In practical situation, the small try their level best to survive in the market. Small sellers always work in buyers' market, they do what buyers want. For production process, they invest working capital to produce outputs. They sell goods on credit terms. The bills are being financed from third party at their own expenses. From the point of cash conversion cycle, they need to bear costs at every steps. Survival processes give few to stay in the market. The few are lucky enough. But question arises where the problem for survival lies. Cash conversion cycle is the survival factor in export trade. In short, liquidity is the main factor for smooth functioning of export operations.

Competitive advantage in practical situation does not work, as said earlier. Bangladesh exports goods to upper income countries which depend on service sectors. Banking is a part of service industries. The banking industries in our current export destinations of Europe and North America are very strong. Despite non-availability of duty free access to US market, this country is enjoying the status of first position for our exports. How it is possible is a question. The answer is that our exporters interalia enjoy easy export bill encashment facilities from US banks at reasonable costs. This facilities exporters to export to US market at reasonable FOB price though net margin is very thin. But something is better than nothing. Along with EU market, there are around 50 countries from where Bangladesh is being benefited with easy market access. Is the demand from the untapped countries low? Or we cannot do what they need? Second question may be the reality since we cannot easily receive payment against export bill before it matures as per our needs. This is due to non-availability of export bill financing facilities there.

It is easy for banks in Bangladesh to extend post shipment financing to exporters. They have also been doing the same since long. But such financing is just like loan based on credit limit. Exporters need to repay the loan in case they do not receive payment from importers abroad on time. Moreover financing from local sources is costly compared to financing from external ones. But financing facilities seem to be rarely available for the unexplored countries we are talking about. In this case, there comes a question how competitive countries are doing export trade with them. This may be a challenge but possible.

There are many export destinations facing transactional restrictions. Our banks in such cases cannot establish relationship with the counterparts there. Establishment of relationship management with them leads our banks to face problems in international financial markets like New York, City of London and few other places. Bangladesh is reported to be included into a messaging system with a country having embargo from a powerful country to increase banking relations. But the issue seems to be in stagnant position due to risks associated with vulnerability for relationships with major players. In recent times, China is found maintaining swap line in local currency in many neighbours to make their currency internationalised for avoiding the king currencies. Swap line can be a solution for settlement of payment to countries having problems in traditional banking transactions.

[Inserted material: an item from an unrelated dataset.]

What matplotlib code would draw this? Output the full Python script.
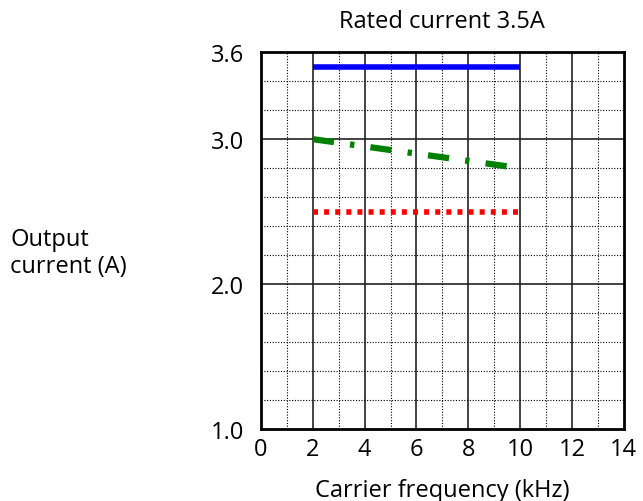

Before establishment of monetary system in the globe, cross border transactions were executed through exchange of goods - barter system. This is still operational in many cases. It is observed that a neighbouring country allows her international trade to execute transactions in currency having no direct exchange rate. They are also allowing to adjust export proceeds with import payments. In this way, they are doing trading with non-traditional markets by way of settlements by goods to goods.

Under the arrangement, cross border payment is settled by periodical net-off between international trading agencies operating as settlement platform of home country and counterpart countries. In this system, settlement accounts are maintained in the names of trading agencies with designated banks. Importers import goods under contracts in accordance with trade regulations and make payments locally to settlement accounts maintained in the names of trade agencies. The payment so credited in the accounts is in local currency though invoice is issued in convertible currencies. The invoice currency is converted into local currency for the settlements. Payments to exporters against their exports under the arrangement are settled by debit to settlement accounts of trading agencies. Exporters receive equivalent local currency against their invoice currency after conversion by prevailing exchange rates. In the same way, counterparts maintain such accounts in their countries and the accounts receive payments against their imports and make payments for their exports. The challenge of the transactions is to settle imbalances between them. There are different models as solutions such as cross country settlements of deficits and surpluses - payables to country 'A' is settled with receivables from country 'B'. Alternatively, merchanting trades can help to settle the imbalances. Under the merchanting arrangement, imbalances are settled with counterparts by imports to them through third countries with payments.

There are many untapped countries where Bangladeshi goods can be exported. But inherent problems exist with regard to payments, and bank to bank settlements are rarely possible. As such, duty free market access to the destinations or free trade arrangements with them can do what is rarely measurable. We need alternative mechanism to explore Bangladeshi exports markets to a wider extent in respect of destinations. The better alternative without going back to barter system may be account trade arrangement under which trading agencies will work as facilitators to settle payments arising from trade transactions with the unexplored destinations. The imbalances may be adjusted through cross country traders by set-off arrangements between surpluses and deficits. Another option is to make settlements of imbalances by way of merchanting trades to export goods to receivable countries from third countries. In case of receivable position at our end, counterparts will arrange exports to us from third countries. This may help explore untapped export markets abroad. It will help to expand export trade with substantial employment. On the other hand, this may bring additional support for essential imports at reasonable prices.